** START **
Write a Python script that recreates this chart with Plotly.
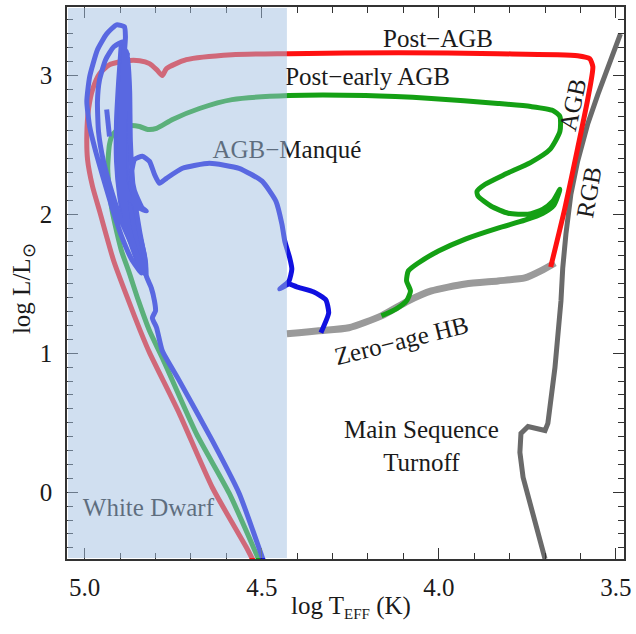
import plotly.graph_objects as go

FONT = "Liberation Serif"

# ---------------- data (log Teff, log L/Lsun) ----------------
rgb_logT = [3.700, 3.740, 3.762, 3.771, 3.768, 3.748, 3.700, 3.692, 3.684, 3.672,
            3.655, 3.650, 3.641, 3.627, 3.608, 3.580, 3.551, 3.515, 3.487]
rgb_logL = [-0.480, -0.107, 0.107, 0.287, 0.423, 0.473, 0.444, 0.495, 0.660, 0.896,
            1.376, 1.613, 1.857, 2.143, 2.380, 2.645, 2.860, 3.097, 3.297]

zahb_logT = [4.429, 4.395, 4.339, 4.254, 4.162, 4.086, 4.021, 3.925, 3.833, 3.757, 3.712, 3.672]
zahb_logL = [1.140, 1.147, 1.161, 1.183, 1.269, 1.377, 1.448, 1.498, 1.520, 1.541, 1.592, 1.649]

post_agb_logT = [3.684, 3.644, 3.608, 3.579, 3.565, 3.574, 3.608, 3.833, 4.114, 4.423,
                 4.584, 4.713, 4.769, 4.781, 4.797, 4.817, 4.845, 4.882, 4.930, 4.958,
                 4.977, 4.989, 4.994, 4.992, 4.978, 4.958, 4.918, 4.876, 4.843, 4.817,
                 4.733, 4.640, 4.544, 4.525]
post_agb_logL = [1.620, 2.043, 2.473, 2.832, 3.061, 3.118, 3.140, 3.154, 3.161, 3.154,
                 3.147, 3.111, 3.047, 2.997, 3.040, 3.083, 3.104, 3.104, 3.075, 3.011,
                 2.903, 2.760, 2.574, 2.394, 2.201, 2.022, 1.663, 1.376, 1.161, 1.004,
                 0.567, 0.036, -0.394, -0.487]

post_eagb_logT = [4.162, 4.120, 4.091, 4.080, 4.091, 4.086, 4.058, 4.001, 3.925, 3.833,
                  3.757, 3.706, 3.675, 3.658, 3.678, 3.706, 3.748, 3.804, 3.852, 3.889,
                  3.892, 3.869, 3.813, 3.740, 3.686, 3.658, 3.658, 3.678, 3.740, 3.833,
                  4.021, 4.207, 4.423, 4.584, 4.676, 4.752, 4.797, 4.822, 4.845, 4.873,
                  4.901, 4.921, 4.930, 4.935, 4.930, 4.924, 4.910, 4.896, 4.876, 4.848,
                  4.817, 4.781, 4.685, 4.592, 4.508]
post_eagb_logL = [1.269, 1.319, 1.377, 1.448, 1.520, 1.592, 1.649, 1.735, 1.821, 1.900,
                  1.957, 2.007, 2.065, 2.179, 2.093, 2.036, 2.000, 2.007, 2.057, 2.129,
                  2.165, 2.215, 2.287, 2.373, 2.466, 2.595, 2.703, 2.746, 2.774, 2.796,
                  2.832, 2.853, 2.853, 2.824, 2.760, 2.681, 2.617, 2.609, 2.631, 2.638,
                  2.617, 2.574, 2.502, 2.330, 2.165, 2.043, 1.878, 1.735, 1.592, 1.376,
                  1.161, 0.968, 0.423, -0.007, -0.487]

manque_logT = [4.333, 4.311, 4.319, 4.353, 4.401, 4.423, 4.449, 4.423, 4.415, 4.421,
               4.435, 4.443, 4.460, 4.499, 4.564, 4.648, 4.724, 4.769, 4.789, 4.803,
               4.817, 4.837, 4.859, 4.868, 4.859, 4.837, 4.826, 4.845, 4.873, 4.888,
               4.899, 4.896, 4.890, 4.885, 4.888, 4.910, 4.938, 4.964, 4.986, 4.994,
               4.986, 4.969, 4.949, 4.924, 4.896, 4.868, 4.840, 4.857, 4.879, 4.896,
               4.902, 4.899, 4.893, 4.890, 4.918, 4.941, 4.958, 4.964, 4.961, 4.947,
               4.924, 4.896, 4.865, 4.831, 4.851, 4.873, 4.885, 4.890, 4.888, 4.882,
               4.879, 4.873, 4.871, 4.862, 4.845, 4.828, 4.826, 4.812, 4.803, 4.800,
               4.809, 4.797, 4.781, 4.733, 4.640, 4.564, 4.496,
               None, 4.938, 4.930]
manque_logL = [1.147, 1.290, 1.384, 1.441, 1.477, 1.498, 1.462, 1.520, 1.606, 1.685,
               1.806, 1.928, 2.093, 2.237, 2.330, 2.366, 2.330, 2.258, 2.222, 2.287,
               2.380, 2.416, 2.394, 2.287, 2.165, 2.043, 2.022, 2.043, 2.115, 2.237,
               2.523, 2.810, 3.097, 3.276, 3.348, 3.362, 3.297, 3.183, 2.989, 2.810,
               2.631, 2.452, 2.273, 2.057, 1.842, 1.678, 1.577, 1.735, 1.914, 2.129,
               2.380, 2.667, 2.953, 3.240, 3.204, 3.111, 2.968, 2.810, 2.595, 2.380,
               2.165, 1.950, 1.771, 1.606, 1.699, 1.878, 2.093, 2.380, 2.667, 2.953,
               3.168, 2.882, 2.523, 2.165, 1.878, 1.649, 1.556, 1.470, 1.376, 1.305,
               1.254, 1.183, 1.018, 0.803, 0.373, -0.007, -0.487,
               None, 2.753, 2.559]

# dense overlapping blue loops (thermal-pulse band) outline
loop_band_logT = [4.899, 4.907, 4.913, 4.913, 4.904, 4.888, 4.865, 4.845, 4.826,
                  4.828, 4.845, 4.865, 4.876, 4.879, 4.879, 4.882, 4.888]
loop_band_logL = [3.240, 2.953, 2.667, 2.380, 2.129, 1.914, 1.735, 1.606, 1.556,
                  1.699, 1.878, 2.093, 2.308, 2.595, 2.882, 3.133, 3.254]

shade_edge_logT = 4.429

x_ticks = [5.0, 4.5, 4.0, 3.5]
x_ticktext = ["5.0", "4.5", "4.0", "3.5"]
y_ticks = [0, 1, 2, 3]
y_ticktext = ["0", "1", "2", "3"]

# label texts and their anchor points (data units)
shaded_labels = ["Post\u2212early AGB", "AGB\u2212Manqué", "White Dwarf"]
shaded_label_T = [4.201, 4.429, 4.820]
shaded_label_L = [2.975, 2.452, -0.129]

FS = 25

# ---------------- figure ----------------
fig = go.Figure()

fig.add_trace(go.Scatter(x=rgb_logT, y=rgb_logL, mode="lines",
                         line=dict(color="#6a6a6a", width=5), hoverinfo="skip"))
fig.add_trace(go.Scatter(x=zahb_logT, y=zahb_logL, mode="lines",
                         line=dict(color="#9a9a9a", width=7, shape="spline", smoothing=0.6),
                         hoverinfo="skip"))
fig.add_trace(go.Scatter(x=post_agb_logT, y=post_agb_logL, mode="lines",
                         line=dict(color="#ff1010", width=5, shape="spline", smoothing=0.6),
                         hoverinfo="skip"))
fig.add_trace(go.Scatter(x=post_eagb_logT, y=post_eagb_logL, mode="lines",
                         line=dict(color="#14a014", width=5, shape="spline", smoothing=0.6),
                         hoverinfo="skip"))
fig.add_trace(go.Scatter(x=loop_band_logT, y=loop_band_logL, mode="lines", fill="toself",
                         fillcolor="#1010e0", line=dict(color="#1010e0", width=3,
                                                         shape="spline", smoothing=0.6),
                         hoverinfo="skip"))
fig.add_trace(go.Scatter(x=manque_logT, y=manque_logL, mode="lines", connectgaps=False,
                         line=dict(color="#1010e0", width=5, shape="spline", smoothing=0.5),
                         hoverinfo="skip"))

fig.add_trace(go.Scatter(x=shaded_label_T, y=shaded_label_L, mode="text",
                         text=shaded_labels, textposition="middle center",
                         textfont=dict(family=FONT, size=FS, color="#1a1a1a"),
                         hoverinfo="skip"))

fig.add_shape(type="rect", xref="x", yref="paper", x0=5.047, x1=shade_edge_logT,
              y0=0.002, y1=0.998, layer="above", line=dict(width=0),
              fillcolor="rgba(161,191,225,0.5)")

ann_font = dict(family=FONT, size=FS, color="#1a1a1a")
fig.add_annotation(x=4.001, y=3.262, text="Post\u2212AGB", showarrow=False, font=ann_font)
fig.add_annotation(x=3.622, y=2.789, text="AGB", showarrow=False, font=ann_font, textangle=-78)
fig.add_annotation(x=3.577, y=2.158, text="RGB", showarrow=False, font=ann_font, textangle=-80)
fig.add_annotation(x=4.105, y=1.090, text="Zero\u2212age HB", showarrow=False, font=ann_font,
                   textangle=-14)
fig.add_annotation(x=4.050, y=0.33, text="Main Sequence<br>Turnoff", showarrow=False,
                   font=ann_font)

# axis titles
fig.add_annotation(xref="paper", yref="paper", x=-0.078, y=0.49, xanchor="center",
                   yanchor="middle", textangle=-90, showarrow=False,
                   text="log L/L<sub>\u2299</sub>", font=dict(family=FONT, size=FS, color="#1a1a1a"))
fig.add_annotation(xref="paper", yref="paper", x=0.51, y=-0.087, xanchor="center",
                   yanchor="middle", showarrow=False,
                   text="log T<sub><span style='font-size:15px'>EFF</span></sub> (K)",
                   font=dict(family=FONT, size=FS, color="#1a1a1a"))

axis_common = dict(showline=True, linewidth=1.5, linecolor="#333333", mirror="allticks",
                   ticks="inside", ticklen=11, tickwidth=1.2, tickcolor="#333333",
                   showgrid=False, zeroline=False,
                   tickfont=dict(family=FONT, size=FS, color="#1a1a1a"))

fig.update_xaxes(range=[5.05, 3.477], tickmode="array", tickvals=x_ticks, ticktext=x_ticktext,
                 minor=dict(tickmode="linear", tick0=3.5, dtick=0.1, ticks="inside",
                            ticklen=6, tickwidth=1, tickcolor="#333333"),
                 ticklabelstandoff=5, **axis_common)
fig.update_yaxes(range=[-0.48, 3.49], tickmode="array", tickvals=y_ticks, ticktext=y_ticktext,
                 minor=dict(tickmode="linear", tick0=0, dtick=0.1, ticks="inside",
                            ticklen=6, tickwidth=1, tickcolor="#333333"),
                 ticklabelstandoff=8, **axis_common)

fig.update_layout(width=636, height=634, margin=dict(l=67, r=11, t=5, b=75),
                  paper_bgcolor="white", plot_bgcolor="white", showlegend=False,
                  font=dict(family=FONT))

fig.write_html("out.html")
** END **
**What to work on:** Leave out any pictures, please, and quote only the lines from the top of the data through the line that contains "0.567, 0.036, -0.394, -0.487]".

**Response to this task:**
Write a Python script that recreates this chart with Plotly.
import plotly.graph_objects as go

FONT = "Liberation Serif"

# ---------------- data (log Teff, log L/Lsun) ----------------
rgb_logT = [3.700, 3.740, 3.762, 3.771, 3.768, 3.748, 3.700, 3.692, 3.684, 3.672,
            3.655, 3.650, 3.641, 3.627, 3.608, 3.580, 3.551, 3.515, 3.487]
rgb_logL = [-0.480, -0.107, 0.107, 0.287, 0.423, 0.473, 0.444, 0.495, 0.660, 0.896,
            1.376, 1.613, 1.857, 2.143, 2.380, 2.645, 2.860, 3.097, 3.297]

zahb_logT = [4.429, 4.395, 4.339, 4.254, 4.162, 4.086, 4.021, 3.925, 3.833, 3.757, 3.712, 3.672]
zahb_logL = [1.140, 1.147, 1.161, 1.183, 1.269, 1.377, 1.448, 1.498, 1.520, 1.541, 1.592, 1.649]

post_agb_logT = [3.684, 3.644, 3.608, 3.579, 3.565, 3.574, 3.608, 3.833, 4.114, 4.423,
                 4.584, 4.713, 4.769, 4.781, 4.797, 4.817, 4.845, 4.882, 4.930, 4.958,
                 4.977, 4.989, 4.994, 4.992, 4.978, 4.958, 4.918, 4.876, 4.843, 4.817,
                 4.733, 4.640, 4.544, 4.525]
post_agb_logL = [1.620, 2.043, 2.473, 2.832, 3.061, 3.118, 3.140, 3.154, 3.161, 3.154,
                 3.147, 3.111, 3.047, 2.997, 3.040, 3.083, 3.104, 3.104, 3.075, 3.011,
                 2.903, 2.760, 2.574, 2.394, 2.201, 2.022, 1.663, 1.376, 1.161, 1.004,
                 0.567, 0.036, -0.394, -0.487]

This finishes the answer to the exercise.